Module 4 ― Engaging future clients with SMSF solutions today

The miracle of SMSF portability

The great majority of people in an industry or retail super fund will need or want to change funds at least once in their lives. By doing so, it can trigger a number of negative impacts on these members. We detail how SMSFs are positioned to meet the needs of members having to make changes to their super and the flexibility and protections offered to them.
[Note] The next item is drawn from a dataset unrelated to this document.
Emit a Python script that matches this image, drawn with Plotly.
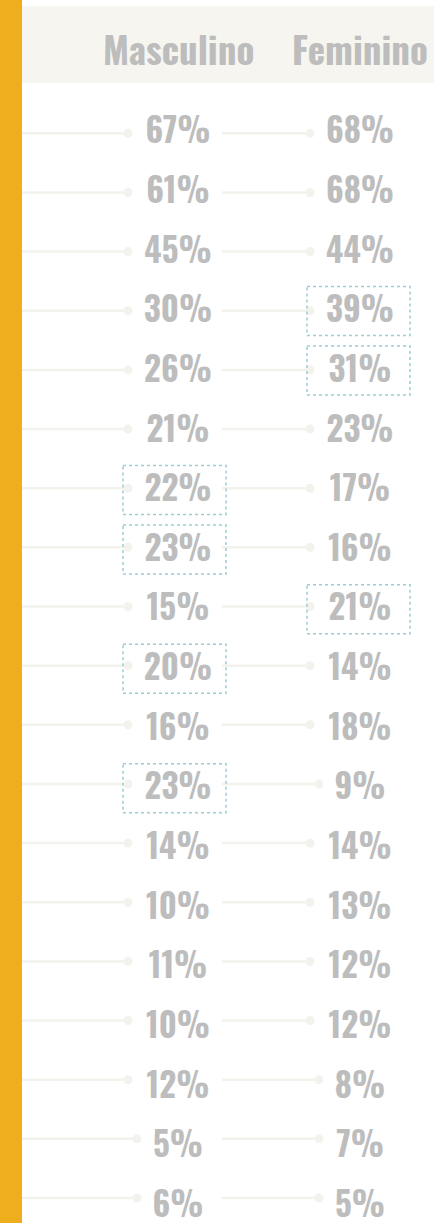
import plotly.graph_objects as go

# ── 데이터 ──────────────────────────────────────────────
columns = ["Masculino", "Feminino"]
masculino = [67, 61, 45, 30, 26, 21, 22, 23, 15, 20, 16, 23, 14, 10, 11, 10, 12, 5, 6]
feminino = [68, 68, 44, 39, 31, 23, 17, 16, 21, 14, 18, 9, 14, 13, 12, 12, 8, 7, 5]
# 점선 박스로 강조된 칸 (행 번호)
destaque_masculino = [6, 7, 9, 11]
destaque_feminino = [3, 4, 8]

# ── 레이아웃 값 ──────────────────────────────────────────
W, H = 434, 1223
LINE_Y0, LINE_STEP = 133.3, 59.15     # 선/점 행 간격 (px)
TEXT_Y0, TEXT_STEP = 135.0, 59.65     # 글자 행 간격 (px) — 원본에서 약간 다름
col_x = [178, 360]          # 열 중심 (px)
line_start = [22, 222]
box_x = [(123, 226), (307, 410)]
TEXT = "#bdbdbd"
LINE = "#f3f2ec"
TEAL = "#9ccdd3"
FONT = "Oswald, DejaVu Sans Condensed, Liberation Sans Narrow, sans-serif"

n = len(masculino)
rows = list(range(n))


def text_w(v):
    return 18 * len(str(v)) + 26


fig = go.Figure()

for ci, (vals, hl) in enumerate([(masculino, destaque_masculino), (feminino, destaque_feminino)]):
    cx = col_x[ci]
    dots = [cx - text_w(v) / 2 - 19 for v in vals]
    lx, ly = [], []
    for r, d in zip(rows, dots):
        lx += [line_start[ci], d, None]
        ly += [r, r, None]
    fig.add_trace(go.Scatter(x=lx, y=ly, mode="lines",
                             line=dict(color=LINE, width=2.5), hoverinfo="skip"))
    fig.add_trace(go.Scatter(x=dots, y=rows, mode="markers",
                             marker=dict(color=LINE, size=9), hoverinfo="skip"))
    fig.add_trace(go.Scatter(x=[cx] * n, y=rows, yaxis="y2", mode="text",
                             text=[f"{v}%" for v in vals],
                             textposition="middle center",
                             textfont=dict(family=FONT, size=33, color=TEXT, weight="bold"),
                             hoverinfo="skip"))
    half = 24.5 / TEXT_STEP
    shift = -3 / TEXT_STEP
    for r in hl:
        fig.add_shape(type="rect", xref="x", yref="y2",
                      x0=box_x[ci][0], x1=box_x[ci][1],
                      y0=r + shift - half, y1=r + shift + half,
                      line=dict(color=TEAL, width=1.5, dash="dot"))

# 헤더 띠 + 왼쪽 주황 막대
fig.add_shape(type="rect", xref="x", yref="paper", x0=22, x1=W,
              y0=1 - 83 / H, y1=1 - 6 / H, fillcolor="#f6f5f0",
              line_width=0, layer="below")
fig.add_shape(type="rect", xref="x", yref="paper", x0=0, x1=22, y0=0, y1=1,
              fillcolor="#efae1d", line_width=0)

for cx, name in zip(col_x, columns):
    fig.add_annotation(x=cx, y=1 - 48 / H, xref="x", yref="paper", text=name,
                       showarrow=False, yanchor="middle", xanchor="center",
                       font=dict(family=FONT, size=37, color=TEXT, weight="bold"))

fig.update_layout(
    width=W, height=H, margin=dict(l=0, r=0, t=0, b=0),
    plot_bgcolor="white", paper_bgcolor="white", showlegend=False,
    xaxis=dict(range=[0, W], visible=False, fixedrange=True),
    yaxis=dict(range=[(H - LINE_Y0) / LINE_STEP, -LINE_Y0 / LINE_STEP],
               visible=False, fixedrange=True),
    yaxis2=dict(range=[(H - TEXT_Y0) / TEXT_STEP, -TEXT_Y0 / TEXT_STEP],
                overlaying="y", visible=False, fixedrange=True),
)

fig.write_html("out.html", config={"displayModeBar": False},
               post_script="document.body.style.margin='0';")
This article was developed and supplied by Heffron Managing Director, Meg Heffron. Meg has been working exclusively with SMSFs since 1998. Her firm specialises in all aspects of SMSFs – administration, actuarial, education, technical support and documents. They have an extensive range of content and CPD certified education (including specialised courses) for advisers and accountants looking to learn more about superannuation and SMSFs (www.heffron.com.au)


Summary:

  • A SMSF is truly the one fund that can genuinely be called a “fund for life”.
  • For many reasons, anyone with a retail or industry fund, there is a good chance they will move super funds at least once – and probably several times during their lifetime.
  • In contrast, someone with an SMSF can change pretty much everything about their fund without actually moving to an entirely new SMSF.
  • Moving from one super fund trustee to a new trustee triggers capital gains tax. In an SMSF, the owner of the investments (the SMSF trustee) stays the same so there’s no capital gains tax.
  • And it’s not just investments. An SMSF can change all its suppliers – the accountant or administrator, auditor, tax agent, insurer and more – without forcing the member to change super funds.
  • There are sometimes very useful tax rules or other concessions that are lost by moving funds.